Published online by Cambridge University Press: 05 October 2015
Introduction
This chapter examines one aspect of the logic that characterizes many indicators: the dynamic relationship between simplification and elaboration that is behind the production, circulation and interpretation of indicators. Indicators are appealing partly because they simplify complex organizations and processes in order to produce public, authoritative knowledge that makes them appear legible to outsiders. This simplification takes many forms but one way to characterize it is to understand it as the erasure of narratives: the systematic removal of the persons, places and trajectories of the people being evaluated by the indicator and the people doing the evaluation. This stripping away of narrative facilitates the circulation and insertion of numbers in new locations and their adaptability to new contexts. But as these new forms of knowledge move about and are re-appropriated or resisted by those being evaluated, they elicit new narratives, new stories about what they mean, how they unfold, if they are fair or unfair, or who made them and why. These narratives are important to analyse because they help us understand how actors make sense of their worlds, which is crucial for understanding the impact of quantification. Relying primarily on the examples of educational rankings, I consider this interplay between the erasure and invocation of narratives for different audiences in the production and reception of indicators.
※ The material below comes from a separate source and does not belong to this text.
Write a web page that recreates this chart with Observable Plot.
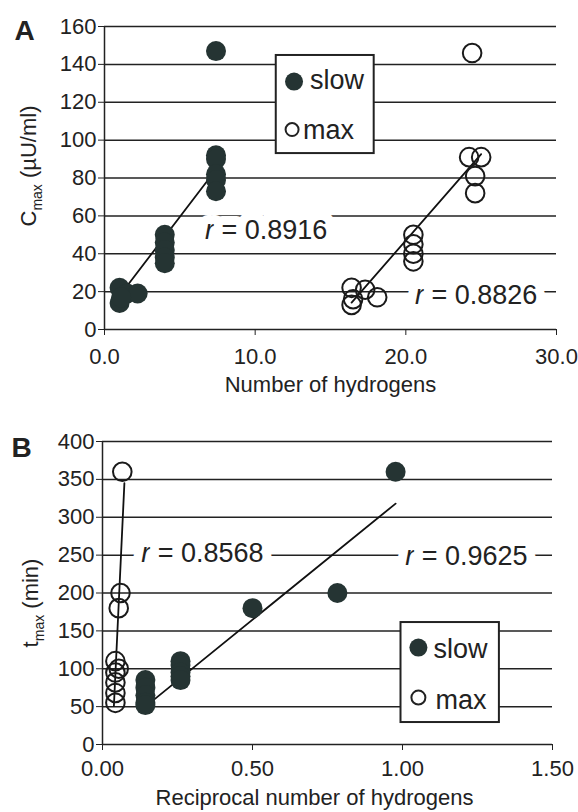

An essay on narrative ought to start with a story. It is April, five or so years ago, and the Dean of a large, prestigious West Coast law school is dreading the ‘town-hall meeting’ he has felt compelled to schedule. He was expecting scores of unhappy students well-schooled in the art of argument to attend. The reason the Dean called this meeting is that the US News and World Report (USN), an American news magazine, had just released its annual ranking of graduate schools, including US law schools. The school's rank had just dropped two notches. His job at the meeting would be to explain why and try to reassure the students that theirs was still an elite school and that their careers were not jeopardized because of this decline in rank.
Law students are an articulate and anxious bunch, especially after the economic crisis shrivelled the market for attorneys; but even so students’ reactions to the small drop in rankings at this school seem extreme, at first blush.